Given data:
□ □ □ □ □

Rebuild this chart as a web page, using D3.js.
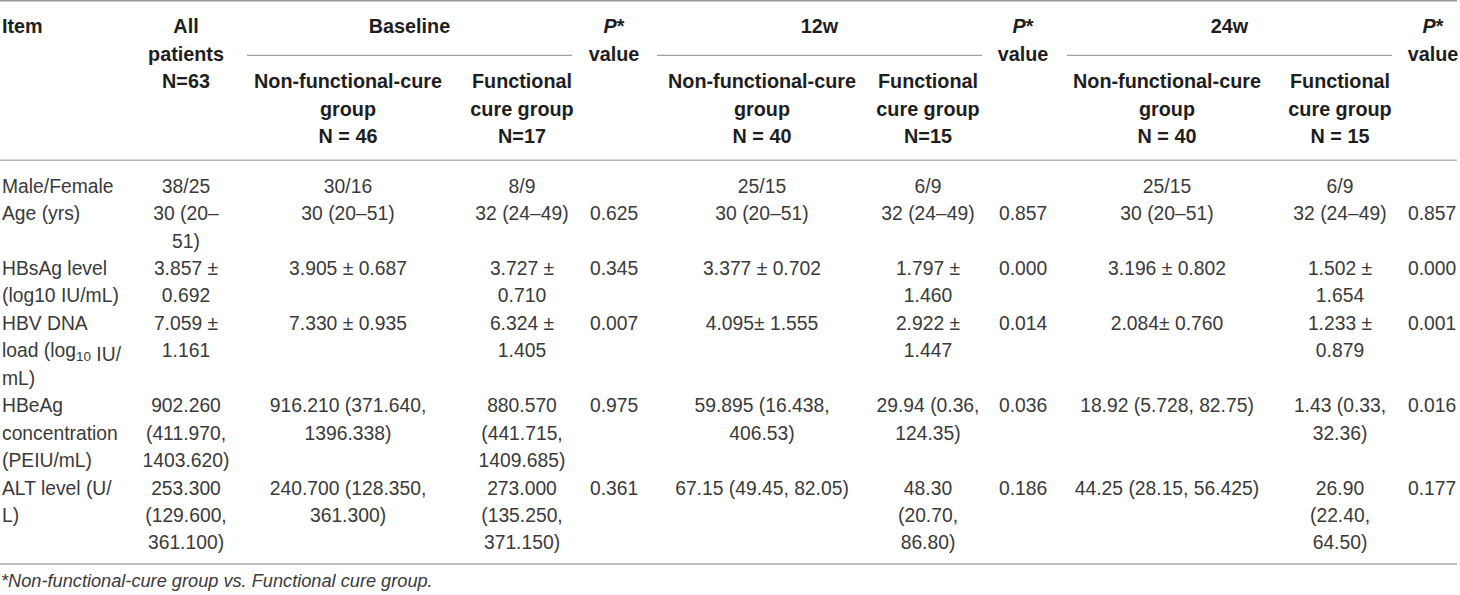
<!DOCTYPE html>
<html>
<head>
<meta charset="utf-8">
<script src="https://cdn.jsdelivr.net/npm/d3@7"></script>
<style>
  html, body { margin: 0; padding: 0; background: #fff; }
  svg { display: block; }
  text { font-family: "Liberation Sans", Arial, Helvetica, sans-serif; }
</style>
</head>
<body>
<svg id="chart" width="1460" height="595"></svg>
<script>
// ---------- data ----------
const itemHeader = ["Item"];
const allHeader = ["All", "patients", "N=63"];
const timepoints = ["Baseline", "12w", "24w"];
const nonHeaders = [["Non-functional-cure", "group", "N = 46"], ["Non-functional-cure", "group", "N = 40"], ["Non-functional-cure", "group", "N = 40"]];
const funHeaders = [["Functional", "cure group", "N=17"], ["Functional", "cure group", "N=15"], ["Functional", "cure group", "N = 15"]];
const pHeader = ["P*", "value"];

const items = [
  ["Male/Female"],
  ["Age (yrs)"],
  ["HBsAg level", "(log10 IU/mL)"],
  ["HBV DNA", "load (log_{10} IU/", "mL)"],
  ["HBeAg", "concentration", "(PEIU/mL)"],
  ["ALT level (U/", "L)"]
];
const rowLines = [1, 2, 2, 3, 3, 3];

const allPatients = [["38/25"], ["30 (20–", "51)"], ["3.857 ±", "0.692"], ["7.059 ±", "1.161"], ["902.260", "(411.970,", "1403.620)"], ["253.300", "(129.600,", "361.100)"]];
const baseNon = [["30/16"], ["30 (20–51)"], ["3.905 ± 0.687"], ["7.330 ± 0.935"], ["916.210 (371.640,", "1396.338)"], ["240.700 (128.350,", "361.300)"]];
const baseFun = [["8/9"], ["32 (24–49)"], ["3.727 ±", "0.710"], ["6.324 ±", "1.405"], ["880.570", "(441.715,", "1409.685)"], ["273.000", "(135.250,", "371.150)"]];
const pBase = ["", "0.625", "0.345", "0.007", "0.975", "0.361"];
const w12Non = [["25/15"], ["30 (20–51)"], ["3.377 ± 0.702"], ["4.095± 1.555"], ["59.895 (16.438,", "406.53)"], ["67.15 (49.45, 82.05)"]];
const w12Fun = [["6/9"], ["32 (24–49)"], ["1.797 ±", "1.460"], ["2.922 ±", "1.447"], ["29.94 (0.36,", "124.35)"], ["48.30", "(20.70,", "86.80)"]];
const p12 = ["", "0.857", "0.000", "0.014", "0.036", "0.186"];
const w24Non = [["25/15"], ["30 (20–51)"], ["3.196 ± 0.802"], ["2.084± 0.760"], ["18.92 (5.728, 82.75)"], ["44.25 (28.15, 56.425)"]];
const w24Fun = [["6/9"], ["32 (24–49)"], ["1.502 ±", "1.654"], ["1.233 ±", "0.879"], ["1.43 (0.33,", "32.36)"], ["26.90", "(22.40,", "64.50)"]];
const p24 = ["", "0.857", "0.000", "0.001", "0.016", "0.177"];

const footnote = "*Non-functional-cure group vs. Functional cure group.";

// ---------- layout via scales ----------
const svg = d3.select("#chart");
const colKeys = ["item", "all", "bNon", "bFun", "pB", "12Non", "12Fun", "p12", "24Non", "24Fun", "p24"];
const colX = d3.scaleOrdinal().domain(colKeys).range([2, 186, 348, 522, 590, 762, 928, 999, 1167, 1340, 1408]);
const pHeadX = d3.scaleOrdinal().domain(["pB", "p12", "p24"]).range([614, 1023, 1433]);
const groupSpan = d3.scaleOrdinal().domain(timepoints).range([[247, 572], [657, 982], [1067, 1392]]);
const headY = d3.scaleLinear().domain([0, 1]).range([33, 60.5]);
const bodyY = d3.scaleLinear().domain([0, 1]).range([192.6, 220.05]);

const bodySize = 19.3, headSize = 19.8;
const bodyFill = "#3a3a3a", headFill = "#1e1e1e";

function addLines(g, lines, x, y0, yScale, anchor, opts) {
  lines.forEach((ln, i) => {
    const t = g.append("text")
      .attr("x", x).attr("y", yScale(y0 + i))
      .attr("text-anchor", anchor)
      .attr("font-size", opts.size)
      .attr("font-weight", opts.weight || "normal")
      .attr("fill", opts.fill);
    // support _{..} subscripts
    const parts = ln.split(/(_\{[^}]*\})/);
    parts.forEach(p => {
      if (!p) return;
      if (p.startsWith("_{")) {
        t.append("tspan").attr("font-size", opts.size * 0.7).attr("dy", 4).text(p.slice(2, -1));
        t.append("tspan").attr("dy", -4).text("");
      } else {
        t.append("tspan").text(p);
      }
    });
  });
}

// ---------- rules ----------
const rules = svg.append("g");
rules.append("line").attr("x1", 0).attr("x2", 1457).attr("y1", 0.8).attr("y2", 0.8).attr("stroke", "#9a9a9a").attr("stroke-width", 1.6);
rules.append("line").attr("x1", 0).attr("x2", 1457).attr("y1", 160.2).attr("y2", 160.2).attr("stroke", "#b8b8b8").attr("stroke-width", 1.6);
rules.append("line").attr("x1", 0).attr("x2", 1457).attr("y1", 564).attr("y2", 564).attr("stroke", "#a8a8a8").attr("stroke-width", 1.6);
timepoints.forEach(tp => {
  const [a, b] = groupSpan(tp);
  rules.append("line").attr("x1", a).attr("x2", b).attr("y1", 55.3).attr("y2", 55.3).attr("stroke", "#8a8a8a").attr("stroke-width", 1);
});

// ---------- header ----------
const head = svg.append("g");
const hOpts = { size: headSize, weight: "bold", fill: headFill };
addLines(head, itemHeader, colX("item"), 0, headY, "start", hOpts);
addLines(head, allHeader, colX("all"), 0, headY, "middle", hOpts);
timepoints.forEach((tp, i) => {
  const [a, b] = groupSpan(tp);
  addLines(head, [tp], (a + b) / 2, 0, headY, "middle", hOpts);
  addLines(head, nonHeaders[i], colX(["bNon", "12Non", "24Non"][i]), 2, headY, "middle", hOpts);
  addLines(head, funHeaders[i], colX(["bFun", "12Fun", "24Fun"][i]), 2, headY, "middle", hOpts);
});
["pB", "p12", "p24"].forEach(k => {
  const t = head.append("text").attr("x", pHeadX(k)).attr("y", headY(0)).attr("text-anchor", "middle")
    .attr("font-size", headSize).attr("font-weight", "bold").attr("fill", headFill);
  t.append("tspan").attr("font-style", "italic").text(pHeader[0].charAt(0));
  t.append("tspan").text(pHeader[0].slice(1));
  addLines(head, [pHeader[1]], pHeadX(k), 1, headY, "middle", hOpts);
});

// ---------- body ----------
const body = svg.append("g");
const bOpts = { size: bodySize, fill: bodyFill };
const starts = rowLines.map((n, i) => d3.sum(rowLines.slice(0, i)));
const centered = [["all", allPatients], ["bNon", baseNon], ["bFun", baseFun], ["12Non", w12Non], ["12Fun", w12Fun], ["24Non", w24Non], ["24Fun", w24Fun]];
const pcols = [["pB", pBase], ["p12", p12], ["p24", p24]];
items.forEach((it, r) => {
  addLines(body, it, colX("item"), starts[r], bodyY, "start", bOpts);
  centered.forEach(([k, arr]) => addLines(body, arr[r], colX(k), starts[r], bodyY, "middle", bOpts));
  pcols.forEach(([k, arr]) => { if (arr[r]) addLines(body, [arr[r]], colX(k), starts[r], bodyY, "start", bOpts); });
});

// ---------- footnote ----------
svg.append("text").attr("x", 1).attr("y", 587).attr("font-size", 18.2).attr("font-style", "italic")
  .attr("fill", bodyFill).text(footnote);
</script>
</body>
</html>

□ □ □ □ □

What the exercise asks: All of the data needs repeating exactly, but the pictures do not.

Answer:
Rebuild this chart as a web page, using D3.js.
<!DOCTYPE html>
<html>
<head>
<meta charset="utf-8">
<script src="https://cdn.jsdelivr.net/npm/d3@7"></script>
<style>
  html, body { margin: 0; padding: 0; background: #fff; }
  svg { display: block; }
  text { font-family: "Liberation Sans", Arial, Helvetica, sans-serif; }
</style>
</head>
<body>
<svg id="chart" width="1460" height="595"></svg>
<script>
// ---------- data ----------
const itemHeader = ["Item"];
const allHeader = ["All", "patients", "N=63"];
const timepoints = ["Baseline", "12w", "24w"];
const nonHeaders = [["Non-functional-cure", "group", "N = 46"], ["Non-functional-cure", "group", "N = 40"], ["Non-functional-cure", "group", "N = 40"]];
const funHeaders = [["Functional", "cure group", "N=17"], ["Functional", "cure group", "N=15"], ["Functional", "cure group", "N = 15"]];
const pHeader = ["P*", "value"];

const items = [
  ["Male/Female"],
  ["Age (yrs)"],
  ["HBsAg level", "(log10 IU/mL)"],
  ["HBV DNA", "load (log_{10} IU/", "mL)"],
  ["HBeAg", "concentration", "(PEIU/mL)"],
  ["ALT level (U/", "L)"]
];
const rowLines = [1, 2, 2, 3, 3, 3];

const allPatients = [["38/25"], ["30 (20–", "51)"], ["3.857 ±", "0.692"], ["7.059 ±", "1.161"], ["902.260", "(411.970,", "1403.620)"], ["253.300", "(129.600,", "361.100)"]];
const baseNon = [["30/16"], ["30 (20–51)"], ["3.905 ± 0.687"], ["7.330 ± 0.935"], ["916.210 (371.640,", "1396.338)"], ["240.700 (128.350,", "361.300)"]];
const baseFun = [["8/9"], ["32 (24–49)"], ["3.727 ±", "0.710"], ["6.324 ±", "1.405"], ["880.570", "(441.715,", "1409.685)"], ["273.000", "(135.250,", "371.150)"]];
const pBase = ["", "0.625", "0.345", "0.007", "0.975", "0.361"];
const w12Non = [["25/15"], ["30 (20–51)"], ["3.377 ± 0.702"], ["4.095± 1.555"], ["59.895 (16.438,", "406.53)"], ["67.15 (49.45, 82.05)"]];
const w12Fun = [["6/9"], ["32 (24–49)"], ["1.797 ±", "1.460"], ["2.922 ±", "1.447"], ["29.94 (0.36,", "124.35)"], ["48.30", "(20.70,", "86.80)"]];
const p12 = ["", "0.857", "0.000", "0.014", "0.036", "0.186"];
const w24Non = [["25/15"], ["30 (20–51)"], ["3.196 ± 0.802"], ["2.084± 0.760"], ["18.92 (5.728, 82.75)"], ["44.25 (28.15, 56.425)"]];
const w24Fun = [["6/9"], ["32 (24–49)"], ["1.502 ±", "1.654"], ["1.233 ±", "0.879"], ["1.43 (0.33,", "32.36)"], ["26.90", "(22.40,", "64.50)"]];
const p24 = ["", "0.857", "0.000", "0.001", "0.016", "0.177"];

const footnote = "*Non-functional-cure group vs. Functional cure group.";

// ---------- layout via scales ----------
const svg = d3.select("#chart");
const colKeys = ["item", "all", "bNon", "bFun", "pB", "12Non", "12Fun", "p12", "24Non", "24Fun", "p24"];
const colX = d3.scaleOrdinal().domain(colKeys).range([2, 186, 348, 522, 590, 762, 928, 999, 1167, 1340, 1408]);
const pHeadX = d3.scaleOrdinal().domain(["pB", "p12", "p24"]).range([614, 1023, 1433]);
const groupSpan = d3.scaleOrdinal().domain(timepoints).range([[247, 572], [657, 982], [1067, 1392]]);
const headY = d3.scaleLinear().domain([0, 1]).range([33, 60.5]);
const bodyY = d3.scaleLinear().domain([0, 1]).range([192.6, 220.05]);

const bodySize = 19.3, headSize = 19.8;
const bodyFill = "#3a3a3a", headFill = "#1e1e1e";

function addLines(g, lines, x, y0, yScale, anchor, opts) {
  lines.forEach((ln, i) => {
    const t = g.append("text")
      .attr("x", x).attr("y", yScale(y0 + i))
      .attr("text-anchor", anchor)
      .attr("font-size", opts.size)
      .attr("font-weight", opts.weight || "normal")
      .attr("fill", opts.fill);
    // support _{..} subscripts
    const parts = ln.split(/(_\{[^}]*\})/);
    parts.forEach(p => {
      if (!p) return;
      if (p.startsWith("_{")) {
        t.append("tspan").attr("font-size", opts.size * 0.7).attr("dy", 4).text(p.slice(2, -1));
        t.append("tspan").attr("dy", -4).text("");
      } else {
        t.append("tspan").text(p);
      }
    });
  });
}

// ---------- rules ----------
const rules = svg.append("g");
rules.append("line").attr("x1", 0).attr("x2", 1457).attr("y1", 0.8).attr("y2", 0.8).attr("stroke", "#9a9a9a").attr("stroke-width", 1.6);
rules.append("line").attr("x1", 0).attr("x2", 1457).attr("y1", 160.2).attr("y2", 160.2).attr("stroke", "#b8b8b8").attr("stroke-width", 1.6);
rules.append("line").attr("x1", 0).attr("x2", 1457).attr("y1", 564).attr("y2", 564).attr("stroke", "#a8a8a8").attr("stroke-width", 1.6);
timepoints.forEach(tp => {
  const [a, b] = groupSpan(tp);
  rules.append("line").attr("x1", a).attr("x2", b).attr("y1", 55.3).attr("y2", 55.3).attr("stroke", "#8a8a8a").attr("stroke-width", 1);
});

// ---------- header ----------
const head = svg.append("g");
const hOpts = { size: headSize, weight: "bold", fill: headFill };
addLines(head, itemHeader, colX("item"), 0, headY, "start", hOpts);
addLines(head, allHeader, colX("all"), 0, headY, "middle", hOpts);
timepoints.forEach((tp, i) => {
  const [a, b] = groupSpan(tp);
  addLines(head, [tp], (a + b) / 2, 0, headY, "middle", hOpts);
  addLines(head, nonHeaders[i], colX(["bNon", "12Non", "24Non"][i]), 2, headY, "middle", hOpts);
  addLines(head, funHeaders[i], colX(["bFun", "12Fun", "24Fun"][i]), 2, headY, "middle", hOpts);
});
["pB", "p12", "p24"].forEach(k => {
  const t = head.append("text").attr("x", pHeadX(k)).attr("y", headY(0)).attr("text-anchor", "middle")
    .attr("font-size", headSize).attr("font-weight", "bold").attr("fill", headFill);
  t.append("tspan").attr("font-style", "italic").text(pHeader[0].charAt(0));
  t.append("tspan").text(pHeader[0].slice(1));
  addLines(head, [pHeader[1]], pHeadX(k), 1, headY, "middle", hOpts);
});

// ---------- body ----------
const body = svg.append("g");
const bOpts = { size: bodySize, fill: bodyFill };
const starts = rowLines.map((n, i) => d3.sum(rowLines.slice(0, i)));
const centered = [["all", allPatients], ["bNon", baseNon], ["bFun", baseFun], ["12Non", w12Non], ["12Fun", w12Fun], ["24Non", w24Non], ["24Fun", w24Fun]];
const pcols = [["pB", pBase], ["p12", p12], ["p24", p24]];
items.forEach((it, r) => {
  addLines(body, it, colX("item"), starts[r], bodyY, "start", bOpts);
  centered.forEach(([k, arr]) => addLines(body, arr[r], colX(k), starts[r], bodyY, "middle", bOpts));
  pcols.forEach(([k, arr]) => { if (arr[r]) addLines(body, [arr[r]], colX(k), starts[r], bodyY, "start", bOpts); });
});

// ---------- footnote ----------
svg.append("text").attr("x", 1).attr("y", 587).attr("font-size", 18.2).attr("font-style", "italic")
  .attr("fill", bodyFill).text(footnote);
</script>
</body>
</html>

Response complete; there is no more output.